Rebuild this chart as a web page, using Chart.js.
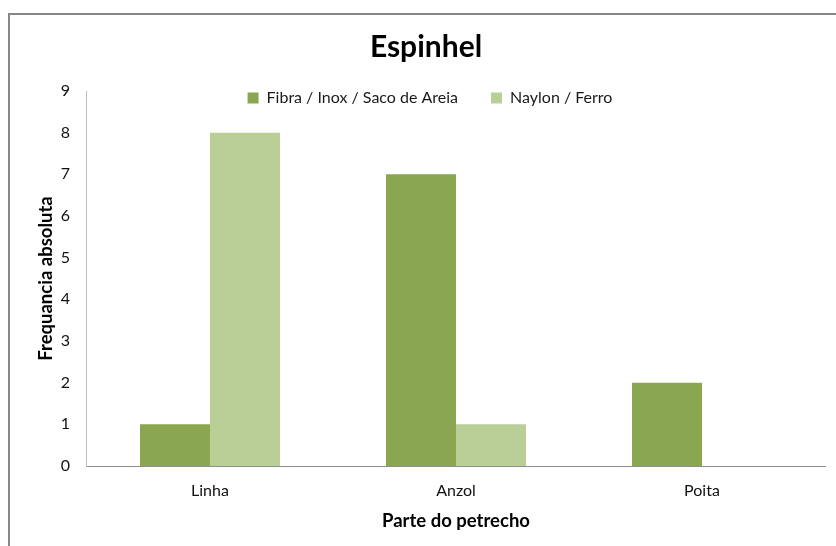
<!DOCTYPE html>
<html>
<head>
<meta charset="utf-8">
<script src="https://cdn.jsdelivr.net/npm/chart.js@4"></script>
<style>
  html, body { margin: 0; padding: 0; background: #ffffff; }
  #wrap { width: 836px; height: 546px; }
</style>
</head>
<body>
<div id="wrap"><canvas id="c" width="836" height="546"></canvas></div>
<script>
const categories = ['Linha', 'Anzol', 'Poita'];
const fibraInox = [1, 7, 2];
const naylonFerro = [8, 1, 0];
const seriesNames = ['Fibra / Inox / Saco de Areia', 'Naylon / Ferro'];
const yTicks = [0, 1, 2, 3, 4, 5, 6, 7, 8, 9];

const FONT = 'Lato, "Open Sans", sans-serif';
const LEGEND_PAD = 33;
const LEGEND_FONT = 16;

const framePlugin = {
  id: 'frame',
  beforeDraw(chart) {
    const ctx = chart.ctx;
    ctx.save();
    ctx.fillStyle = '#ffffff';
    ctx.fillRect(0, 0, chart.width, chart.height);
    ctx.strokeStyle = '#878787';
    ctx.lineWidth = 2;
    ctx.strokeRect(9, 14, chart.width + 50, chart.height + 50);
    ctx.restore();
  }
};

// place the legend inside the top of the plot area, as in the original
const legendShift = {
  id: 'legendShift',
  afterLayout(chart) {
    const lg = chart.legend;
    if (lg) {
      const h = lg.bottom - lg.top;
      const newTop = chart.chartArea.top + 7 - LEGEND_PAD - LEGEND_FONT / 2;
      lg.top = newTop;
      lg.bottom = newTop + h;
      lg.left += 8;
      lg.right += 8;
    }
    const tb = chart.titleBlock;
    if (tb) {
      tb.left += 8;
    }
  }
};

new Chart(document.getElementById('c'), {
  type: 'bar',
  data: {
    labels: categories,
    datasets: [
      { label: seriesNames[0], data: fibraInox, backgroundColor: '#8BA651', borderWidth: 0 },
      { label: seriesNames[1], data: naylonFerro, backgroundColor: '#BACE97', borderWidth: 0 }
    ]
  },
  options: {
    responsive: false,
    animation: false,
    devicePixelRatio: 1,
    layout: { padding: { top: 20, left: 19, right: 11, bottom: 0 } },
    datasets: { bar: { categoryPercentage: 0.569, barPercentage: 1.0 } },
    plugins: {
      title: {
        display: true,
        text: 'Espinhel',
        color: '#000000',
        font: { family: FONT, size: 30, weight: 'bold', lineHeight: 1.2 },
        padding: { top: 9, bottom: -33 }
      },
      legend: {
        display: true,
        position: 'top',
        align: 'center',
        labels: {
          boxWidth: 11,
          boxHeight: 11,
          color: '#1a1a1a',
          font: { family: FONT, size: LEGEND_FONT },
          padding: LEGEND_PAD
        }
      },
      tooltip: { enabled: false }
    },
    scales: {
      x: {
        grid: { display: false, drawTicks: false },
        border: { display: true, color: '#8e8e8e', width: 1 },
        ticks: { color: '#111111', font: { family: FONT, size: 16 }, padding: 15.4 },
        title: {
          display: true,
          text: 'Parte do petrecho',
          color: '#000000',
          font: { family: FONT, size: 18.5, weight: 'bold', lineHeight: 1.2 },
          padding: { top: -6.1, bottom: 13.9 }
        }
      },
      y: {
        min: 0,
        max: 9,
        afterBuildTicks(scale) { scale.ticks = yTicks.map(v => ({ value: v })); },
        grid: { display: false, drawTicks: false },
        border: { display: true, color: '#bfbfbf', width: 1 },
        ticks: { color: '#111111', font: { family: FONT, size: 16 }, padding: 17 },
        title: {
          display: true,
          text: 'Frequancia absoluta',
          color: '#000000',
          font: { family: FONT, size: 18.5, weight: 'bold', lineHeight: 1.2 },
          padding: { top: 15.9, bottom: -13.4 }
        }
      }
    }
  },
  plugins: [framePlugin, legendShift]
});
</script>
</body>
</html>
———
**EXERCISE DESCRIPTION:** Pictures are excluded; output everything else in the data verbatim.

**FINISHED ANSWER:**
Rebuild this chart as a web page, using Chart.js.
<!DOCTYPE html>
<html>
<head>
<meta charset="utf-8">
<script src="https://cdn.jsdelivr.net/npm/chart.js@4"></script>
<style>
  html, body { margin: 0; padding: 0; background: #ffffff; }
  #wrap { width: 836px; height: 546px; }
</style>
</head>
<body>
<div id="wrap"><canvas id="c" width="836" height="546"></canvas></div>
<script>
const categories = ['Linha', 'Anzol', 'Poita'];
const fibraInox = [1, 7, 2];
const naylonFerro = [8, 1, 0];
const seriesNames = ['Fibra / Inox / Saco de Areia', 'Naylon / Ferro'];
const yTicks = [0, 1, 2, 3, 4, 5, 6, 7, 8, 9];

const FONT = 'Lato, "Open Sans", sans-serif';
const LEGEND_PAD = 33;
const LEGEND_FONT = 16;

const framePlugin = {
  id: 'frame',
  beforeDraw(chart) {
    const ctx = chart.ctx;
    ctx.save();
    ctx.fillStyle = '#ffffff';
    ctx.fillRect(0, 0, chart.width, chart.height);
    ctx.strokeStyle = '#878787';
    ctx.lineWidth = 2;
    ctx.strokeRect(9, 14, chart.width + 50, chart.height + 50);
    ctx.restore();
  }
};

// place the legend inside the top of the plot area, as in the original
const legendShift = {
  id: 'legendShift',
  afterLayout(chart) {
    const lg = chart.legend;
    if (lg) {
      const h = lg.bottom - lg.top;
      const newTop = chart.chartArea.top + 7 - LEGEND_PAD - LEGEND_FONT / 2;
      lg.top = newTop;
      lg.bottom = newTop + h;
      lg.left += 8;
      lg.right += 8;
    }
    const tb = chart.titleBlock;
    if (tb) {
      tb.left += 8;
    }
  }
};

new Chart(document.getElementById('c'), {
  type: 'bar',
  data: {
    labels: categories,
    datasets: [
      { label: seriesNames[0], data: fibraInox, backgroundColor: '#8BA651', borderWidth: 0 },
      { label: seriesNames[1], data: naylonFerro, backgroundColor: '#BACE97', borderWidth: 0 }
    ]
  },
  options: {
    responsive: false,
    animation: false,
    devicePixelRatio: 1,
    layout: { padding: { top: 20, left: 19, right: 11, bottom: 0 } },
    datasets: { bar: { categoryPercentage: 0.569, barPercentage: 1.0 } },
    plugins: {
      title: {
        display: true,
        text: 'Espinhel',
        color: '#000000',
        font: { family: FONT, size: 30, weight: 'bold', lineHeight: 1.2 },
        padding: { top: 9, bottom: -33 }
      },
      legend: {
        display: true,
        position: 'top',
        align: 'center',
        labels: {
          boxWidth: 11,
          boxHeight: 11,
          color: '#1a1a1a',
          font: { family: FONT, size: LEGEND_FONT },
          padding: LEGEND_PAD
        }
      },
      tooltip: { enabled: false }
    },
    scales: {
      x: {
        grid: { display: false, drawTicks: false },
        border: { display: true, color: '#8e8e8e', width: 1 },
        ticks: { color: '#111111', font: { family: FONT, size: 16 }, padding: 15.4 },
        title: {
          display: true,
          text: 'Parte do petrecho',
          color: '#000000',
          font: { family: FONT, size: 18.5, weight: 'bold', lineHeight: 1.2 },
          padding: { top: -6.1, bottom: 13.9 }
        }
      },
      y: {
        min: 0,
        max: 9,
        afterBuildTicks(scale) { scale.ticks = yTicks.map(v => ({ value: v })); },
        grid: { display: false, drawTicks: false },
        border: { display: true, color: '#bfbfbf', width: 1 },
        ticks: { color: '#111111', font: { family: FONT, size: 16 }, padding: 17 },
        title: {
          display: true,
          text: 'Frequancia absoluta',
          color: '#000000',
          font: { family: FONT, size: 18.5, weight: 'bold', lineHeight: 1.2 },
          padding: { top: 15.9, bottom: -13.4 }
        }
      }
    }
  },
  plugins: [framePlugin, legendShift]
});
</script>
</body>
</html>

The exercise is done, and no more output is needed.